There might be many reasons for Gorky support of Stalin’s regime. Perhaps, he thought as part of the system he could do more good as opposed to being out of it (as in saving other writers); perhaps he had become tired by his life of poverty in exile and was seduced by the riches that Stalin threw his way; perhaps he felt on balance Russia was progressing (which indeed it was).
All through this, he was always monitored by intelligence agents. Towards the last years of his life, he was virtually under house arrest and was not allowed to meet many of his friends. He had served his purpose of ratifying Stalin’s regime, and was no longer needed. He said that he felt he was living in a “gilded cage” with the “eye of the inquisition on him”. Finally, in 1936, Gorky died and escaped his gilded cage. Stalin being Stalin, did not even let this opportunity slip by. He charged the few remaining central committee members of Lenin’s time who were still alive with Gorky’s murder (among other charges) and also got rid of them!
Thus, Gorky the “first proletarian writer” who was loved by one and all at the turn of the 20th century, had the most tragic of ends. He died, loved and hated by many; most of whom did not even know his true history and were acquainted only with the caricature served by Stalinist propaganda on one hand, and Western propaganda on the other.
Gorky’s praise of Stalin’s regime has been much used to malign him. However, this is pure hypocrisy. What Gorky did in Stalin’s case was that he sided with the strong and the powerful. But this has been the historical role of intellectuals. If we are to condemn Gorky, then we should also condemn the majority of Western (especially Anglo American) intellectuals who either serve as cheerleaders or remain silent as their governments commit crimes and atrocities that would make Stalin blush! In the 20th century American imperialism alone (leaving aside British, French, Belgian et al.) has wreaked far more havoc than Stalin ever managed. The historical role of intellectuals is to serve power and they do it wonderfully well, as we see in the case of present day American and British (and French et al.) intellectuals.

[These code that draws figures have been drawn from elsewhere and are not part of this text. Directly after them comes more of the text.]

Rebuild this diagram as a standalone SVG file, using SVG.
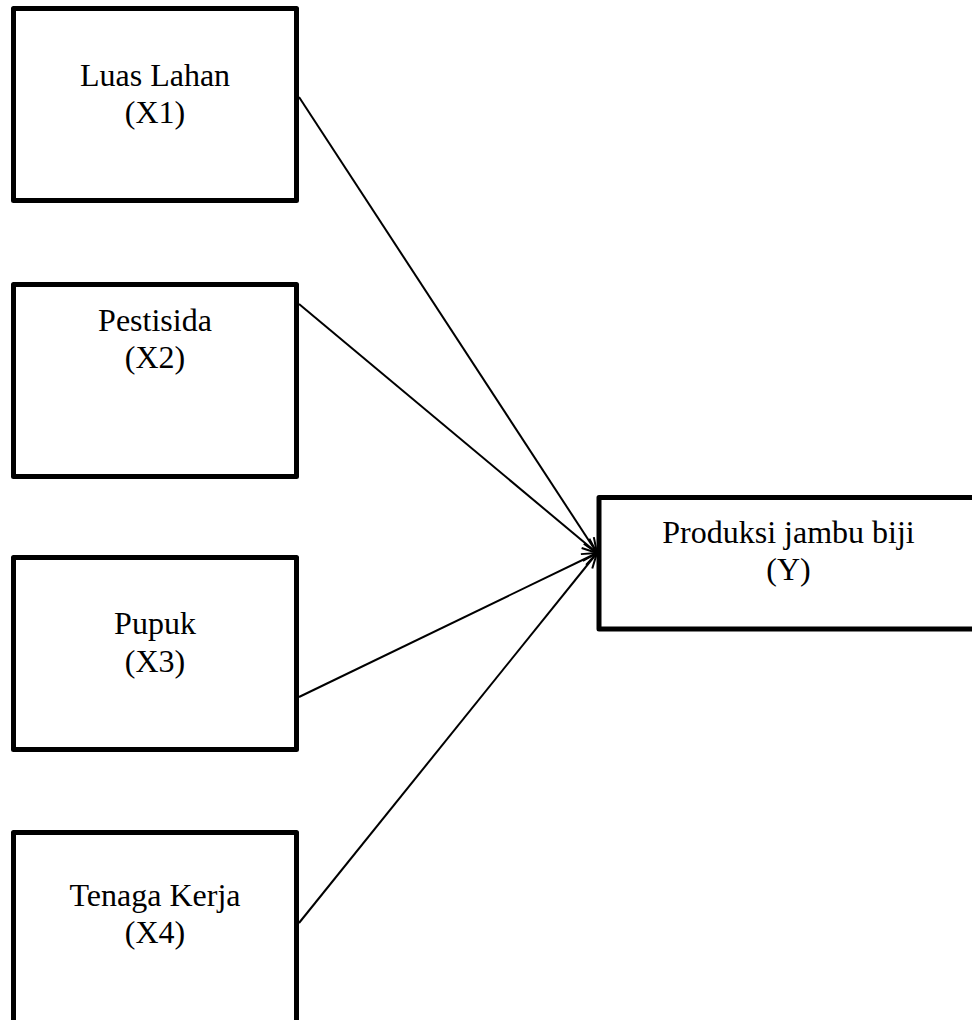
<svg xmlns="http://www.w3.org/2000/svg" width="972" height="1020" viewBox="0 0 972 1020">
  <style>
    .box { fill: #ffffff; stroke: #000000; stroke-width: 5; stroke-linejoin: round; }
    .lbl { font-family: "Liberation Serif", "Times New Roman", serif; font-size: 32px; fill: #000000; text-anchor: middle; }
    .conn { fill: none; stroke: #000000; stroke-width: 2; marker-end: url(#arrow); }
  </style>
  <defs>
    <marker id="arrow" markerUnits="userSpaceOnUse" markerWidth="24" markerHeight="24" viewBox="-20 -10 24 20" refX="0" refY="0" orient="auto">
      <path d="M -15 -6 L 0 0 L -15 6" fill="none" stroke="#000000" stroke-width="2"/>
    </marker>
  </defs>
  <rect width="972" height="1020" fill="#ffffff"/>

  <g id="connectors">
    <line class="conn" x1="299" y1="97" x2="597" y2="553"/>
    <line class="conn" x1="299" y1="304" x2="597" y2="553"/>
    <line class="conn" x1="299" y1="697" x2="597" y2="553"/>
    <line class="conn" x1="299" y1="923" x2="597" y2="553"/>
  </g>

  <g id="node-x1">
    <rect class="box" x="13.5" y="8.5" width="283" height="192"/>
    <text class="lbl" x="155" y="86">Luas Lahan</text>
    <text class="lbl" x="155" y="123">(X1)</text>
  </g>
  <g id="node-x2">
    <rect class="box" x="13.5" y="284.5" width="283" height="192"/>
    <text class="lbl" x="155" y="331">Pestisida</text>
    <text class="lbl" x="155" y="368">(X2)</text>
  </g>
  <g id="node-x3">
    <rect class="box" x="13.5" y="557.5" width="283" height="192"/>
    <text class="lbl" x="155" y="634">Pupuk</text>
    <text class="lbl" x="155" y="672">(X3)</text>
  </g>
  <g id="node-x4">
    <rect class="box" x="13.5" y="832.5" width="283" height="200"/>
    <text class="lbl" x="155" y="906">Tenaga Kerja</text>
    <text class="lbl" x="155" y="943">(X4)</text>
  </g>
  <g id="node-y">
    <rect class="box" x="599" y="497.5" width="390" height="131.5"/>
    <text class="lbl" x="788.5" y="543">Produksi jambu biji</text>
    <text class="lbl" x="788.5" y="580">(Y)</text>
  </g>
</svg>
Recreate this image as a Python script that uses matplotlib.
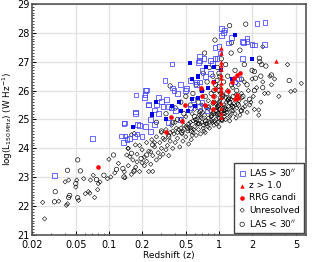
import matplotlib
matplotlib.use("Agg")
import matplotlib.pyplot as plt
from matplotlib.ticker import FixedLocator, MultipleLocator, NullFormatter

# --- data (redshift, log L150) ---
diam_z = [0.025, 0.026, 0.035, 0.040, 0.043, 0.041, 0.042, 0.051, 0.050, 0.053, 0.059, 0.061,
          0.067, 0.065, 0.068, 0.072, 0.074, 0.080, 0.079, 0.083, 0.100, 0.097, 0.104, 0.113,
          0.122, 0.138, 0.149, 0.174, 0.16, 0.17, 0.145, 0.155, 0.17, 0.18, 0.2, 0.23, 0.24,
          0.14, 0.15, 0.16, 0.165, 0.15, 0.175, 0.18, 0.19, 0.19, 0.2, 0.21, 0.21, 0.22, 0.22,
          0.23, 0.24, 0.245, 0.25, 0.25, 0.26, 0.27, 0.27, 0.28, 0.29, 0.29, 0.3, 0.3, 0.31,
          0.32, 0.33, 0.33, 0.34, 0.35, 0.35, 0.36, 0.37, 0.38, 0.39, 0.4, 0.4, 0.42, 0.43,
          0.44, 0.45, 0.46, 0.47, 0.48, 0.5, 0.5, 0.52, 0.53, 0.55, 0.56, 0.57, 0.58, 0.6,
          0.6, 0.62, 0.63, 0.65, 0.66, 0.68, 0.7, 0.7, 0.72, 0.74, 0.75, 0.77, 0.78, 0.8, 0.8,
          0.82, 0.84, 0.86, 0.88, 0.9, 0.9, 0.92, 0.94, 0.96, 0.98, 1.0, 1.0, 1.03, 1.05,
          1.07, 1.1, 1.12, 1.15, 1.18, 1.2, 1.22, 1.25, 1.28, 1.3, 1.33, 1.36, 1.4, 1.42,
          1.45, 1.5, 1.52, 1.55, 1.6, 1.65, 1.7, 1.75, 1.8, 1.85, 1.9, 2.0, 2.05, 2.1, 2.2,
          2.3, 2.3, 2.4, 2.5, 2.6, 2.8, 2.9, 3.0, 3.2, 2.5, 4.2, 5.6, 4.9, 4.5, 3.5,
          0.95, 1.0, 1.05, 0.97, 1.02, 1.08, 0.93, 1.0, 1.04, 0.99, 0.85, 0.75, 0.65, 0.55,
          1.15, 1.25, 1.35, 0.45, 0.38, 0.62, 0.72, 0.83, 1.1, 1.2, 0.58, 0.68, 0.5, 0.42,
          0.54, 0.59, 0.64, 0.69, 0.73, 0.79, 0.85, 0.91, 0.96, 1.01, 1.06, 1.13, 1.19, 1.27,
          1.34, 1.43, 1.58, 1.72, 0.61, 0.71, 0.81, 0.87, 0.94, 1.09, 1.17, 1.31, 1.48, 0.66,
          0.76, 0.89, 0.99, 1.11, 1.24, 0.57, 0.36, 0.41, 0.31, 0.26, 0.47, 0.53, 1.62, 1.95]
diam_L = [22.13, 21.56, 22.17, 22.84, 22.9, 22.03, 22.08, 22.9, 22.66, 22.2, 22.95, 22.43,
          22.45, 22.5, 22.9, 23.07, 22.3, 22.78, 22.57, 22.84, 23.62, 22.95, 23.01, 23.15,
          23.48, 23.19, 24.0, 24.12, 24.47, 24.52, 23.77, 23.71, 23.24, 23.53, 23.5, 23.2, 23.88,
          22.98, 23.4, 23.1, 23.6, 24.0, 23.35, 23.8, 23.2, 24.1, 23.95, 23.4, 23.7, 24.2, 23.55,
          23.9, 23.45, 24.3, 23.2, 23.75, 24.05, 23.6, 24.4, 23.85, 24.2, 23.7, 24.55, 24.0, 23.8,
          24.3, 23.95, 24.65, 24.1, 24.45, 23.75, 24.25, 24.8, 24.0, 24.5, 24.2, 24.9, 24.35, 24.65,
          24.05, 25.0, 24.5, 24.25, 24.8, 24.4, 25.1, 24.6, 24.15, 24.9, 24.3, 25.2, 24.55, 24.75,
          25.35, 24.45, 25.0, 24.65, 25.25, 24.5, 24.9, 25.5, 24.7, 25.15, 24.55, 25.4, 24.85, 25.05, 25.65,
          24.7, 25.3, 24.95, 25.55, 24.8, 25.2, 25.8, 25.0, 25.4, 24.9, 25.6, 25.15, 25.9, 25.3,
          24.95, 25.5, 25.1, 25.75, 25.25, 26.0, 25.45, 25.1, 25.7, 25.3, 26.1, 25.55, 25.2, 25.85,
          25.4, 26.2, 25.65, 25.15, 25.9, 25.4, 26.3, 25.6, 25.25, 26.0, 25.5, 26.4, 25.8, 25.35, 26.1,
          25.33, 25.15, 25.6, 26.3, 25.9, 25.91, 26.5, 26.2, 26.4, 27.52, 26.9, 26.25, 26.0, 25.97, 25.8,
          24.85, 25.05, 25.25, 25.45, 25.65, 25.85, 25.55, 24.75, 25.95, 26.15, 25.1, 24.95, 24.85, 24.7,
          25.0, 24.95, 25.45, 24.7, 24.6, 24.9, 24.8, 24.9, 25.2, 25.65, 24.95, 25.1, 24.75, 24.55,
          24.75, 24.65, 24.85, 25.05, 24.6, 24.75, 25.1, 24.95, 25.15, 25.35, 25.0, 25.2, 25.35, 25.15,
          25.3, 25.05, 25.3, 25.45, 25.0, 25.25, 25.45, 24.9, 25.3, 25.4, 25.6, 25.5, 25.55, 25.15,
          24.85, 25.25, 25.45, 25.3, 25.75, 24.45, 24.55, 24.7, 24.35, 24.2, 24.6, 24.85, 25.75, 25.6]

circ_z = [0.0325, 0.032, 0.042, 0.044, 0.043, 0.052, 0.055, 0.05, 0.052, 0.077, 0.09, 0.11,
          0.117, 0.134, 0.137, 0.16, 0.169, 0.196, 0.22, 0.25,
          0.27, 0.3, 0.33, 0.36, 0.38, 0.4, 0.42, 0.45, 0.48, 0.5, 0.52, 0.55, 0.58, 0.6, 0.62,
          0.65, 0.68, 0.7, 0.72, 0.74, 0.75, 0.78, 0.8, 0.82, 0.85, 0.88, 0.9, 0.92, 0.93, 0.95,
          0.97, 1.0, 1.0, 1.02, 1.05, 1.08, 1.1, 1.12, 1.15, 1.18, 1.2, 1.25, 1.25, 1.29, 1.3,
          1.3, 1.35, 1.4, 1.45, 1.5, 1.55, 1.6, 1.65, 1.7, 1.75, 1.8, 1.9, 2.0, 2.1, 2.33, 2.35,
          2.4, 2.5, 2.67, 2.45, 2.1, 2.15, 3.0, 4.35, 0.98, 1.04, 0.96, 1.06, 0.86, 0.76, 0.66,
          1.14, 1.22, 0.56, 0.46, 0.35, 1.32, 1.6, 0.9, 1.0]
circ_L = [22.5, 22.15, 23.24, 22.37, 22.3, 23.6, 23.22, 22.78, 22.29, 22.92, 23.07, 23.77,
          23.27, 23.3, 23.01, 23.83, 23.21, 23.65, 23.77, 24.12,
          24.9, 24.6, 25.2, 26.16, 24.9, 25.4, 25.0, 25.6, 25.2, 25.8, 24.7, 25.5, 25.9, 25.1, 26.2,
          25.6, 25.3, 26.0, 26.6, 27.3, 25.8, 26.3, 25.4, 26.8, 25.9, 26.5, 25.6, 27.75, 26.2, 25.3,
          26.8, 26.0, 25.5, 26.5, 27.1, 25.8, 26.3, 25.4, 26.9, 25.9, 26.5, 28.25, 25.6, 27.3, 26.2,
          27.66, 25.8, 26.7, 26.0, 25.5, 27.4, 26.4, 25.8, 26.9, 28.3, 26.2, 25.7, 26.7, 26.0, 27.12, 27.0,
          26.5, 26.1, 26.85, 26.9, 26.66, 26.43, 26.54, 26.35, 25.2, 25.75, 26.35, 25.0, 25.15, 24.95, 24.85,
          25.35, 25.7, 24.6, 24.55, 24.4, 25.45, 25.3, 26.0, 26.6]

las_open_z = [0.032, 0.071, 0.13, 0.136, 0.155, 0.2, 0.24, 0.214, 0.213, 0.21, 0.176, 0.229,
              0.175, 0.182, 0.137, 0.139, 0.214, 0.26, 0.66, 0.66, 0.374, 0.323, 0.375, 0.39,
              0.55, 0.62, 0.51, 0.218, 0.173, 0.23, 0.284, 0.3, 0.335, 0.27, 0.31, 0.35, 0.37,
              0.26, 0.28, 0.24, 0.188, 0.14, 0.146, 0.17, 0.18, 1.06, 1.06, 1.3, 1.22, 1.0, 1.02,
              0.96, 0.92, 0.84, 0.87, 1.65, 1.8, 2.1, 0.92, 0.73, 0.65, 0.84, 0.76, 0.7, 0.67,
              0.62, 1.5, 1.38, 0.7, 0.67, 0.78, 2.22, 2.62, 1.67, 1.8, 2.0, 2.6, 1.63, 1.1, 1.13,
              0.45, 0.5, 0.42, 0.58, 0.4, 0.45, 0.55, 0.35]
las_open_L = [23.05, 24.35, 24.43, 24.2, 24.35, 24.4, 24.58, 26.0, 25.87, 25.77, 25.85, 25.5,
              25.22, 24.83, 24.85, 24.88, 24.75, 24.83, 27.18, 27.03, 26.92, 26.34, 26.09, 26.0,
              26.35, 26.3, 26.08, 26.02, 25.26, 25.53, 25.76, 25.62, 25.7, 25.5, 25.46, 25.46, 25.4,
              25.33, 25.2, 25.0, 24.8, 24.43, 24.32, 24.41, 24.5, 28.15, 27.9, 27.85, 27.65, 27.52, 27.3,
              27.1, 27.1, 27.05, 26.95, 27.7, 27.7, 27.58, 27.48, 27.1, 26.96, 26.6, 26.5, 26.7, 26.3,
              26.2, 26.4, 26.3, 25.6, 25.45, 25.3, 28.31, 28.35, 27.66, 27.81, 27.6, 27.6, 27.12, 28.0, 28.1,
              26.2, 26.0, 25.9, 25.7, 25.3, 25.0, 25.4, 24.9]

las_fill_z = [0.27, 0.247, 0.165, 0.245, 0.374, 0.55, 0.65, 0.52, 1.4, 2.0, 0.76, 0.9, 1.05,
              0.64, 0.57, 0.8, 0.7, 1.3, 0.64, 0.57, 0.6, 0.33, 0.43, 0.45, 0.9]
las_fill_L = [25.62, 25.17, 24.74, 25.2, 25.48, 26.95, 26.48, 25.3, 27.93, 27.08, 26.8, 26.8, 26.7,
              26.5, 26.4, 26.1, 26.0, 26.4, 25.75, 25.7, 25.45, 25.0, 25.6, 25.3, 26.3]

hiz_z = [1.05, 1.05, 1.05, 1.05, 1.05, 1.05, 1.05, 1.05, 1.05, 1.05, 1.05, 1.05, 1.05, 1.05,
         1.05, 1.05, 3.3]
hiz_L = [27.47, 27.3, 27.0, 26.9, 26.75, 26.54, 26.44, 26.26, 26.13, 26.02, 25.9, 25.78, 25.57,
         25.4, 25.23, 25.1, 27.03]

rrg_z = [0.08, 0.37, 0.46, 0.33, 0.49, 0.89, 0.92, 0.88, 0.88, 1.22, 1.3, 1.38, 1.45, 1.55,
         1.45, 1.5, 0.68, 0.75, 0.7, 0.88, 1.4]
rrg_L = [23.35, 25.1, 24.93, 24.55, 25.5, 26.31, 26.05, 25.8, 25.6, 26.0, 26.3, 26.45, 26.53, 26.6,
         25.85, 25.75, 26.08, 25.5, 25.8, 25.35, 25.7]

xticks = [0.02, 0.05, 0.1, 0.2, 0.5, 1, 2, 5]
xtick_labels = ["0.02", "0.05", "0.1", "0.2", "0.5", "1", "2", "5"]

plt.rcParams["font.family"] = ["DejaVu Sans"]
plt.rcParams["font.size"] = 7

fig, ax = plt.subplots(figsize=(3.14, 2.62), dpi=100)
fig.subplots_adjust(left=0.102, right=0.975, top=0.985, bottom=0.103)

ax.scatter(diam_z, diam_L, marker="D", s=5, facecolors="none", edgecolors="black",
           linewidths=0.4, label="Unresolved", zorder=3)
ax.scatter(circ_z, circ_L, marker="o", s=10, facecolors="none", edgecolors="black",
           linewidths=0.45, label="LAS < 30$''$", zorder=3)
ax.scatter(las_open_z, las_open_L, marker="s", s=12, facecolors="none", edgecolors="#4444ff",
           linewidths=0.55, label="LAS > 30$''$", zorder=4)
ax.scatter(las_fill_z, las_fill_L, marker="s", s=12, color="#0000e6", linewidths=0, zorder=4)
ax.scatter(hiz_z, hiz_L, marker="^", s=10, color="red", linewidths=0, label="z > 1.0", zorder=5)
ax.scatter(rrg_z, rrg_L, marker="o", s=11, color="red", linewidths=0, label="RRG candi", zorder=5)

ax.set_xscale("log")
ax.set_xlim(0.02, 6.2)
ax.set_ylim(21, 29)
ax.xaxis.set_major_locator(FixedLocator(xticks))
ax.set_xticklabels(xtick_labels)
ax.xaxis.set_minor_formatter(NullFormatter())
ax.yaxis.set_major_locator(MultipleLocator(1))
ax.yaxis.set_minor_locator(MultipleLocator(0.1))
ax.tick_params(which="both", direction="in", labelsize=7, colors="black")
ax.tick_params(axis="y", pad=2)
ax.tick_params(axis="x", pad=3.5)
ax.tick_params(which="major", length=3, width=0.7)
ax.tick_params(which="minor", length=1.5, width=0.5)
ax.grid(True, which="major", color="#e3e3e3", linewidth=1.0, zorder=0)
ax.set_axisbelow(True)
for sp in ax.spines.values():
    sp.set_color("#555555")
    sp.set_linewidth(1.2)

ax.set_xlabel("Redshift (z)", fontsize=6.5, labelpad=0.5)
ax.set_ylabel("log(L$_{150\\,\\mathrm{MHz}}$) (W Hz$^{-1}$)", fontsize=6.3, labelpad=1)

h, l = ax.get_legend_handles_labels()
order = [2, 3, 4, 0, 1]
leg = ax.legend([h[i] for i in order], [l[i] for i in order], loc="lower right",
                fontsize=6.5, frameon=True, fancybox=False, framealpha=1,
                edgecolor="#444444", handletextpad=0.3, borderpad=0.45,
                labelspacing=0.35, handlelength=0.9, borderaxespad=0.25)
leg.get_frame().set_linewidth(1.0)

fig.savefig("out.png", dpi=100)
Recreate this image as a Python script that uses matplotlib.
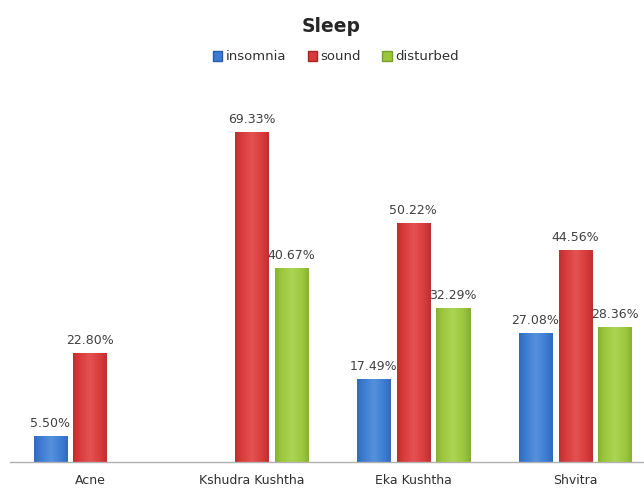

Therefore, what is surprising in Gorky’s case is not his later day praise of Stalin but the fact that unlike most intellectuals he was at one time a true rebel and a dissident, who had thrown in his lot with the common people. Unfortunately, he died on the side of the powerful, but at least he was on the side of the voiceless for the bulk of his life, which is more than what one can say for most intellectuals!